In June the stock market ended the semester with a limited but positive return on the S&P 500 index, up 0.20 per cent, a reasonable figure after three months of significant growth at over five per cent per month, says Edhec.

After last October’s historical peak following the Lehman Brothers bankruptcy, volatility (26.35 per cent) continued the steady decrease that started in February and returned to its level of September 2008.

The bond market remained positive (up 1.00 per cent) but, like the stock market, convertible bonds registered a somewhat moderate gain (up 0.92 per cent) compared to the last three months, which all saw returns above five per cent.
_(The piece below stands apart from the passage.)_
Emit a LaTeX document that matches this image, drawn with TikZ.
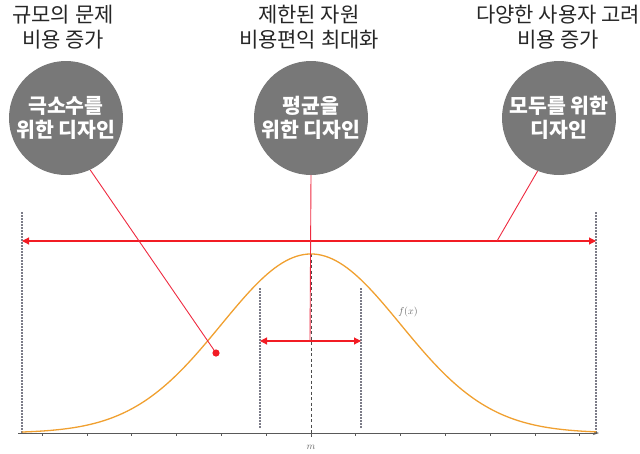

The dollar ended its decline with a respectable result (up 2.17 per cent). After remarkable profits in March and May, the commodities market produced a fifth consecutive positive return, but at a more usual level (up 1.62 per cent).

Continuing to align with the performance of risky bonds and a positive credit spread, the convertible arbitrage strategy recorded yet another month of profits (up 2.62 per cent) and managed a remarkable first semester (up 24.40 per cent YTD).

Conversely, and after last month’s first gains for 2009, the CTA Global strategy returned to negative territory (-1.53 per cent).

The equity market neutral strategy managed a second month of positive performance (up 0.41 per cent). Like stocks and convertible bonds, the event driven (+1.32 per cent) and long/short equity (+0.10 per cent) strategies registered positive but limited gains in comparison to the previous three months.

Overall, the funds of funds strategy (+0.32 per cent) only managed a moderate premium over the S&P 500 index.